→ **TASK OBJECTIVE**: Word for word, transcribe the lines below and drop the pictures.

====================

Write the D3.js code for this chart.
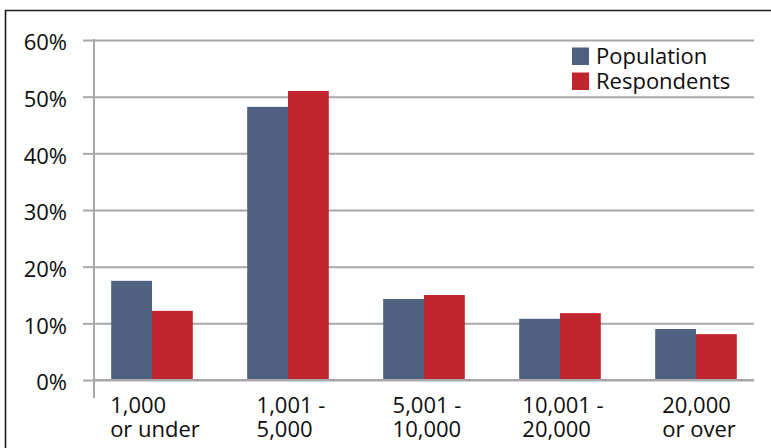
<!DOCTYPE html>
<html>
<head>
<meta charset="utf-8">
<script src="https://cdn.jsdelivr.net/npm/d3@7"></script>
<style>
  html, body { margin: 0; padding: 0; background: #fff; }
  svg { display: block; }
  text { font-family: "Open Sans", sans-serif; fill: #0d0d0d; }
</style>
</head>
<body>
<svg id="chart" width="771" height="448"></svg>
<script>
const categories = ["1,000\nor under", "1,001 -\n5,000", "5,001 -\n10,000", "10,001 -\n20,000", "20,000\nor over"];
const seriesNames = ["Population", "Respondents"];
const population = [0.175, 0.482, 0.143, 0.108, 0.090];
const respondents = [0.122, 0.510, 0.150, 0.118, 0.081];
const yTicks = [0, 0.1, 0.2, 0.3, 0.4, 0.5, 0.6];
const colors = ["#4e6180", "#c1262e"];

const svg = d3.select("#chart");
const axisX = 94, gridRight = 754, tickLeft = 83;

const y = d3.scaleLinear().domain([0, 0.6]).range([380, 40]);
const x0 = d3.scaleBand().domain(categories).range([84, 764]).paddingInner(0.4).paddingOuter(0.2);
const x1 = d3.scaleBand().domain(seriesNames).range([0, x0.bandwidth()]);
const color = d3.scaleOrdinal().domain(seriesNames).range(colors);

// frame
svg.append("line").attr("x1", 5).attr("x2", 771).attr("y1", 10.5).attr("y2", 10.5)
  .attr("stroke", "#1a1a1a").attr("stroke-width", 1.6);
svg.append("line").attr("x1", 5.5).attr("x2", 5.5).attr("y1", 10).attr("y2", 448)
  .attr("stroke", "#1a1a1a").attr("stroke-width", 1.6);

// gridlines
const grid = svg.append("g").attr("transform", `translate(${axisX},0)`)
  .call(d3.axisLeft(y).tickValues(yTicks).tickSize(-(gridRight - axisX)).tickFormat(""));
grid.select(".domain").remove();
grid.selectAll("line").attr("stroke", "#a8a8a8").attr("stroke-width", 2);

// bars
const data = categories.map((c, i) => ({ cat: c, vals: [population[i], respondents[i]] }));
const groups = svg.append("g").selectAll("g").data(data).join("g")
  .attr("transform", d => `translate(${x0(d.cat)},0)`);
groups.selectAll("rect").data(d => d.vals.map((v, j) => ({ key: seriesNames[j], v })))
  .join("rect")
  .attr("x", d => x1(d.key))
  .attr("width", x1.bandwidth())
  .attr("y", d => y(d.v))
  .attr("height", d => y(0) - y(d.v))
  .attr("fill", d => color(d.key));

// baseline redraw over bars
svg.append("line").attr("x1", axisX).attr("x2", gridRight).attr("y1", y(0)).attr("y2", y(0))
  .attr("stroke", "#a8a8a8").attr("stroke-width", 2);

// y axis with ticks and labels
const yAxis = svg.append("g").attr("transform", `translate(${axisX},0)`)
  .call(d3.axisLeft(y).tickValues(yTicks).tickSize(axisX - tickLeft).tickPadding(16)
    .tickFormat(d3.format(".0%")));
yAxis.select(".domain").remove();
yAxis.selectAll("line").attr("stroke", "#a8a8a8").attr("stroke-width", 2);
yAxis.selectAll("text").attr("font-size", 22).attr("font-family", "'Open Sans', sans-serif")
  .attr("fill", "#0d0d0d").attr("dy", "0.45em");

// vertical axis line
svg.append("line").attr("x1", axisX).attr("x2", axisX).attr("y1", y(0.6) - 1).attr("y2", 398)
  .attr("stroke", "#a8a8a8").attr("stroke-width", 2);

// category labels
const labels = svg.append("g").selectAll("text").data(categories).join("text")
  .attr("font-size", 22);
labels.each(function(d) {
  const t = d3.select(this);
  d.split("\n").forEach((line, k) => {
    t.append("tspan").text(line).attr("y", 413 + k * 24);
  });
  let maxW = 0;
  t.selectAll("tspan").each(function() { maxW = Math.max(maxW, this.getComputedTextLength()); });
  const cx = x0(d) + x0.bandwidth() / 2;
  t.selectAll("tspan").attr("x", cx - maxW / 2 + 3);
});

// legend
const legend = svg.append("g").selectAll("g").data(seriesNames).join("g")
  .attr("transform", (d, i) => `translate(572,${47.5 + i * 25})`);
legend.append("rect").attr("width", 17).attr("height", 17.5).attr("fill", d => color(d));
legend.append("text").attr("x", 24).attr("y", 16.5).attr("font-size", 22).text(d => d);
</script>
</body>
</html>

====================

→ **REPLY TO THE EXERCISE**:
Write the D3.js code for this chart.
<!DOCTYPE html>
<html>
<head>
<meta charset="utf-8">
<script src="https://cdn.jsdelivr.net/npm/d3@7"></script>
<style>
  html, body { margin: 0; padding: 0; background: #fff; }
  svg { display: block; }
  text { font-family: "Open Sans", sans-serif; fill: #0d0d0d; }
</style>
</head>
<body>
<svg id="chart" width="771" height="448"></svg>
<script>
const categories = ["1,000\nor under", "1,001 -\n5,000", "5,001 -\n10,000", "10,001 -\n20,000", "20,000\nor over"];
const seriesNames = ["Population", "Respondents"];
const population = [0.175, 0.482, 0.143, 0.108, 0.090];
const respondents = [0.122, 0.510, 0.150, 0.118, 0.081];
const yTicks = [0, 0.1, 0.2, 0.3, 0.4, 0.5, 0.6];
const colors = ["#4e6180", "#c1262e"];

const svg = d3.select("#chart");
const axisX = 94, gridRight = 754, tickLeft = 83;

const y = d3.scaleLinear().domain([0, 0.6]).range([380, 40]);
const x0 = d3.scaleBand().domain(categories).range([84, 764]).paddingInner(0.4).paddingOuter(0.2);
const x1 = d3.scaleBand().domain(seriesNames).range([0, x0.bandwidth()]);
const color = d3.scaleOrdinal().domain(seriesNames).range(colors);

// frame
svg.append("line").attr("x1", 5).attr("x2", 771).attr("y1", 10.5).attr("y2", 10.5)
  .attr("stroke", "#1a1a1a").attr("stroke-width", 1.6);
svg.append("line").attr("x1", 5.5).attr("x2", 5.5).attr("y1", 10).attr("y2", 448)
  .attr("stroke", "#1a1a1a").attr("stroke-width", 1.6);

// gridlines
const grid = svg.append("g").attr("transform", `translate(${axisX},0)`)
  .call(d3.axisLeft(y).tickValues(yTicks).tickSize(-(gridRight - axisX)).tickFormat(""));
grid.select(".domain").remove();
grid.selectAll("line").attr("stroke", "#a8a8a8").attr("stroke-width", 2);

// bars
const data = categories.map((c, i) => ({ cat: c, vals: [population[i], respondents[i]] }));
const groups = svg.append("g").selectAll("g").data(data).join("g")
  .attr("transform", d => `translate(${x0(d.cat)},0)`);
groups.selectAll("rect").data(d => d.vals.map((v, j) => ({ key: seriesNames[j], v })))
  .join("rect")
  .attr("x", d => x1(d.key))
  .attr("width", x1.bandwidth())
  .attr("y", d => y(d.v))
  .attr("height", d => y(0) - y(d.v))
  .attr("fill", d => color(d.key));

// baseline redraw over bars
svg.append("line").attr("x1", axisX).attr("x2", gridRight).attr("y1", y(0)).attr("y2", y(0))
  .attr("stroke", "#a8a8a8").attr("stroke-width", 2);

// y axis with ticks and labels
const yAxis = svg.append("g").attr("transform", `translate(${axisX},0)`)
  .call(d3.axisLeft(y).tickValues(yTicks).tickSize(axisX - tickLeft).tickPadding(16)
    .tickFormat(d3.format(".0%")));
yAxis.select(".domain").remove();
yAxis.selectAll("line").attr("stroke", "#a8a8a8").attr("stroke-width", 2);
yAxis.selectAll("text").attr("font-size", 22).attr("font-family", "'Open Sans', sans-serif")
  .attr("fill", "#0d0d0d").attr("dy", "0.45em");

// vertical axis line
svg.append("line").attr("x1", axisX).attr("x2", axisX).attr("y1", y(0.6) - 1).attr("y2", 398)
  .attr("stroke", "#a8a8a8").attr("stroke-width", 2);

// category labels
const labels = svg.append("g").selectAll("text").data(categories).join("text")
  .attr("font-size", 22);
labels.each(function(d) {
  const t = d3.select(this);
  d.split("\n").forEach((line, k) => {
    t.append("tspan").text(line).attr("y", 413 + k * 24);
  });
  let maxW = 0;
  t.selectAll("tspan").each(function() { maxW = Math.max(maxW, this.getComputedTextLength()); });
  const cx = x0(d) + x0.bandwidth() / 2;
  t.selectAll("tspan").attr("x", cx - maxW / 2 + 3);
});

// legend
const legend = svg.append("g").selectAll("g").data(seriesNames).join("g")
  .attr("transform", (d, i) => `translate(572,${47.5 + i * 25})`);
legend.append("rect").attr("width", 17).attr("height", 17.5).attr("fill", d => color(d));
legend.append("text").attr("x", 24).attr("y", 16.5).attr("font-size", 22).text(d => d);
</script>
</body>
</html>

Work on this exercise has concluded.